In 1998, psychologist Susan Blackmore conducted a significant study published in the Skeptical Inquirer, titled “Abduction by Aliens or Sleep Paralysis?”. The study aimed to scrutinize the claims of alien abductions and their connection to sleep paralysis. Blackmore delved into the Roper poll from 1992, which suggested that nearly four million Americans had experienced alien abductions. This survey had been appended with questions designed by UFO experts Budd Hopkins and David Jacobs. The questions revolved around various indicators, and those answering positively to at least four out of five were considered to have strong evidence of an alien abduction. However, Blackmore’s research challenged the validity of these indicators, suggesting that a significant number of people reported similar experiences without any actual alien abductions.
The study also explored the concept of Fantasy Prone Personality (FPP), wherein individuals are prone to vivid and intense fantasies, often blurring the lines between reality and imagination.
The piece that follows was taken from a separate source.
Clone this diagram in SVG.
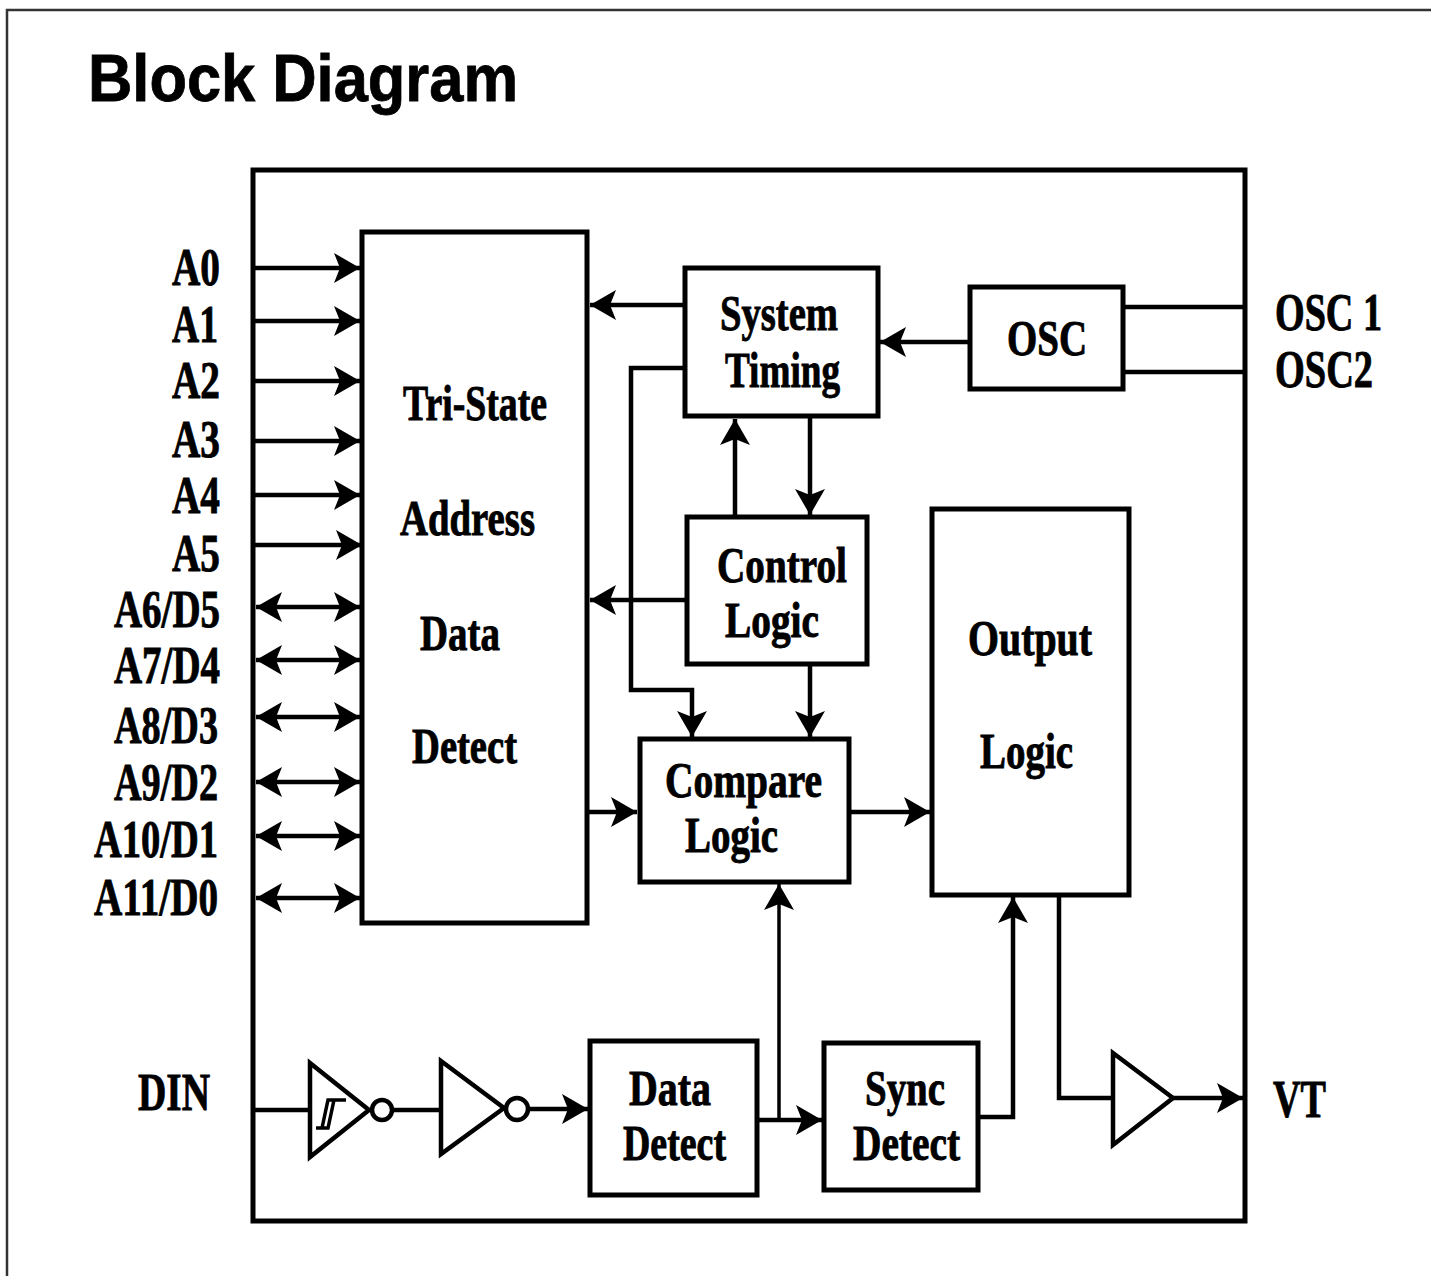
<svg xmlns="http://www.w3.org/2000/svg" width="1431" height="1276" viewBox="0 0 1431 1276">
<style>
.t{font-family:"Liberation Serif","Times New Roman",serif;font-weight:bold;font-size:50px;fill:#000;stroke:#000;stroke-width:0.9}
.lb{font-size:52px}
.title{font-family:"Liberation Sans",Arial,sans-serif;font-weight:bold;font-size:67px;fill:#000;stroke:#000;stroke-width:0.8}
.box{fill:#fff;stroke:#000;stroke-width:5}
.w{fill:none;stroke:#000;stroke-width:4.5}
.thin{fill:none;stroke:#000;stroke-width:3.5}
.a{marker-end:url(#ah)}
.b{marker-start:url(#ah);marker-end:url(#ah)}
.sym{fill:#fff;stroke:#000;stroke-width:4.5;stroke-linejoin:miter}
</style>
<defs>
<marker id="ah" markerUnits="userSpaceOnUse" viewBox="-27 -16 28 32" refX="0" refY="0" markerWidth="28" markerHeight="32" orient="auto-start-reverse">
<path d="M0,0 L-26,-15 L-20,0 L-26,15 Z" fill="#000"/>
</marker>
</defs>
<rect x="0" y="0" width="1431" height="1276" fill="#fff"/>
<rect x="7" y="10" width="1450" height="1300" fill="none" stroke="#333" stroke-width="2.5"/>
<text class="title" x="88" y="101" textLength="430" lengthAdjust="spacingAndGlyphs">Block Diagram</text>
<rect id="frame" x="253" y="170" width="992" height="1051" fill="none" stroke="#000" stroke-width="5"/>

<g id="connectors">
<line class="w a" x1="255" y1="268" x2="360" y2="268"/>
<line class="w a" x1="255" y1="321" x2="360" y2="321"/>
<line class="w a" x1="255" y1="381" x2="360" y2="381"/>
<line class="w a" x1="255" y1="441" x2="360" y2="441"/>
<line class="w a" x1="255" y1="495" x2="360" y2="495"/>
<line class="w a" x1="255" y1="545" x2="362" y2="545"/>
<line class="w b" x1="256" y1="607" x2="360" y2="607"/>
<line class="w b" x1="256" y1="660" x2="360" y2="660"/>
<line class="w b" x1="256" y1="717" x2="360" y2="717"/>
<line class="w b" x1="256" y1="782" x2="360" y2="782"/>
<line class="w b" x1="256" y1="836" x2="360" y2="836"/>
<line class="w b" x1="256" y1="898" x2="360" y2="898"/>
<line class="w a" x1="684" y1="305" x2="590" y2="305"/>
<line class="w a" x1="968" y1="342" x2="880" y2="342"/>
<line class="w" x1="1123" y1="307" x2="1245" y2="307"/>
<line class="w" x1="1123" y1="372" x2="1245" y2="372"/>
<line class="w a" x1="735" y1="517" x2="735" y2="419"/>
<line class="w a" x1="810" y1="417" x2="810" y2="515"/>
<line class="w a" x1="686" y1="600" x2="590" y2="600"/>
<polyline class="w a" points="684,368 631,368 631,690 692,690 692,737"/>
<line class="w a" x1="810" y1="665" x2="810" y2="737"/>
<line class="w a" x1="588" y1="812" x2="637" y2="812"/>
<line class="w a" x1="850" y1="812" x2="930" y2="812"/>
<line class="w a" x1="757" y1="1120" x2="822" y2="1120"/>
<line class="thin a" x1="779" y1="1120" x2="779" y2="884"/>
<polyline class="w a" points="978,1117 1013,1117 1013,897"/>
<polyline class="w" points="1059,895 1059,1098 1113,1098"/>
<line class="w a" x1="1173" y1="1098" x2="1243" y2="1098"/>
<line class="w" x1="253" y1="1110" x2="310" y2="1110"/>
<line class="w" x1="392" y1="1110" x2="441" y2="1110"/>
<line class="w a" x1="528" y1="1109" x2="588" y2="1109"/>
</g>

<g id="labels">
<text class="t lb" x="172" y="285" textLength="48" lengthAdjust="spacingAndGlyphs">A0</text>
<text class="t lb" x="172" y="342" textLength="46" lengthAdjust="spacingAndGlyphs">A1</text>
<text class="t lb" x="172" y="398" textLength="48" lengthAdjust="spacingAndGlyphs">A2</text>
<text class="t lb" x="172" y="457" textLength="48" lengthAdjust="spacingAndGlyphs">A3</text>
<text class="t lb" x="172" y="513" textLength="48" lengthAdjust="spacingAndGlyphs">A4</text>
<text class="t lb" x="172" y="571" textLength="48" lengthAdjust="spacingAndGlyphs">A5</text>
<text class="t lb" x="114" y="627" textLength="106" lengthAdjust="spacingAndGlyphs">A6/D5</text>
<text class="t lb" x="114" y="683" textLength="106" lengthAdjust="spacingAndGlyphs">A7/D4</text>
<text class="t lb" x="114" y="743" textLength="104" lengthAdjust="spacingAndGlyphs">A8/D3</text>
<text class="t lb" x="114" y="800" textLength="104" lengthAdjust="spacingAndGlyphs">A9/D2</text>
<text class="t lb" x="94" y="857" textLength="124" lengthAdjust="spacingAndGlyphs">A10/D1</text>
<text class="t lb" x="94" y="915" textLength="124" lengthAdjust="spacingAndGlyphs">A11/D0</text>
<text class="t lb" x="138" y="1110" textLength="72" lengthAdjust="spacingAndGlyphs">DIN</text>
<text class="t lb" x="1273" y="1117" textLength="53" lengthAdjust="spacingAndGlyphs">VT</text>
<text class="t lb" x="1275" y="330" textLength="107" lengthAdjust="spacingAndGlyphs">OSC 1</text>
<text class="t lb" x="1275" y="387" textLength="98" lengthAdjust="spacingAndGlyphs">OSC2</text>
</g>

<g id="tristate">
<rect class="box" x="362" y="232" width="225" height="691"/>
<text class="t" x="403" y="420" textLength="144" lengthAdjust="spacingAndGlyphs">Tri-State</text>
<text class="t" x="400" y="535" textLength="135" lengthAdjust="spacingAndGlyphs">Address</text>
<text class="t" x="420" y="650" textLength="80" lengthAdjust="spacingAndGlyphs">Data</text>
<text class="t" x="412" y="763" textLength="105" lengthAdjust="spacingAndGlyphs">Detect</text>
</g>

<g id="systemtiming">
<rect class="box" x="685" y="268" width="193" height="148"/>
<text class="t" x="720" y="330" textLength="118" lengthAdjust="spacingAndGlyphs">System</text>
<text class="t" x="725" y="387" textLength="115" lengthAdjust="spacingAndGlyphs">Timing</text>
</g>

<g id="osc">
<rect class="box" x="970" y="287" width="153" height="102"/>
<text class="t" x="1007" y="355" textLength="80" lengthAdjust="spacingAndGlyphs">OSC</text>
</g>

<g id="controllogic">
<rect class="box" x="687" y="517" width="180" height="147"/>
<text class="t" x="717" y="582" textLength="130" lengthAdjust="spacingAndGlyphs">Control</text>
<text class="t" x="725" y="637" textLength="94" lengthAdjust="spacingAndGlyphs">Logic</text>
</g>

<g id="comparelogic">
<rect class="box" x="640" y="739" width="209" height="143"/>
<text class="t" x="665" y="797" textLength="157" lengthAdjust="spacingAndGlyphs">Compare</text>
<text class="t" x="685" y="852" textLength="93" lengthAdjust="spacingAndGlyphs">Logic</text>
</g>

<g id="outputlogic">
<rect class="box" x="932" y="509" width="197" height="386"/>
<text class="t" x="968" y="655" textLength="124" lengthAdjust="spacingAndGlyphs">Output</text>
<text class="t" x="980" y="768" textLength="93" lengthAdjust="spacingAndGlyphs">Logic</text>
</g>

<g id="datadetect">
<rect class="box" x="590" y="1041" width="167" height="154"/>
<text class="t" x="629" y="1105" textLength="82" lengthAdjust="spacingAndGlyphs">Data</text>
<text class="t" x="623" y="1160" textLength="103" lengthAdjust="spacingAndGlyphs">Detect</text>
</g>

<g id="syncdetect">
<rect class="box" x="824" y="1043" width="154" height="147"/>
<text class="t" x="865" y="1105" textLength="80" lengthAdjust="spacingAndGlyphs">Sync</text>
<text class="t" x="853" y="1160" textLength="107" lengthAdjust="spacingAndGlyphs">Detect</text>
</g>

<g id="schmitt">
<polygon class="sym" points="310,1063 369,1110 310,1157"/>
<path d="M316,1128 H328 L334,1100 H346 M322,1128 L328,1100 H336" fill="none" stroke="#000" stroke-width="3.5"/>
<circle class="sym" cx="382" cy="1110" r="10"/>
</g>

<g id="inverter">
<polygon class="sym" points="441,1061 504,1108 441,1154"/>
<circle class="sym" cx="517" cy="1109" r="11"/>
</g>

<g id="buffer">
<polygon class="sym" points="1113,1053 1173,1098 1113,1145"/>
</g>
</svg>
This trait was found to be present in a considerable portion of people claiming to have had alien abduction experiences. Blackmore’s work highlighted that psychological factors and sleep disorders, rather than actual encounters with extraterrestrial beings, could explain these narratives. The study emphasized that leading questions, hypnosis, and cultural influences could contribute to the creation of such abduction stories.
The research delved into the credibility of well-known figures in the field of alien abduction research, including Budd Hopkins, David Jacobs, and John Mack. These figures had contributed to the popularization of the abduction phenomenon. Blackmore critiqued their methodologies and conclusions, asserting that the stories were more likely tied to psychological and sleep-related factors rather than authentic encounters with aliens. She also noted the financial incentives and belief systems that perpetuated the phenomenon and led to its persistence in popular culture.
In conclusion, Blackmore’s study underscored that alien abductions are largely products of human culture, psychology, and sleep-related experiences. The research challenged prevailing notions in UFOlogy and presented a critical analysis of the factors contributing to the spread of abduction narratives.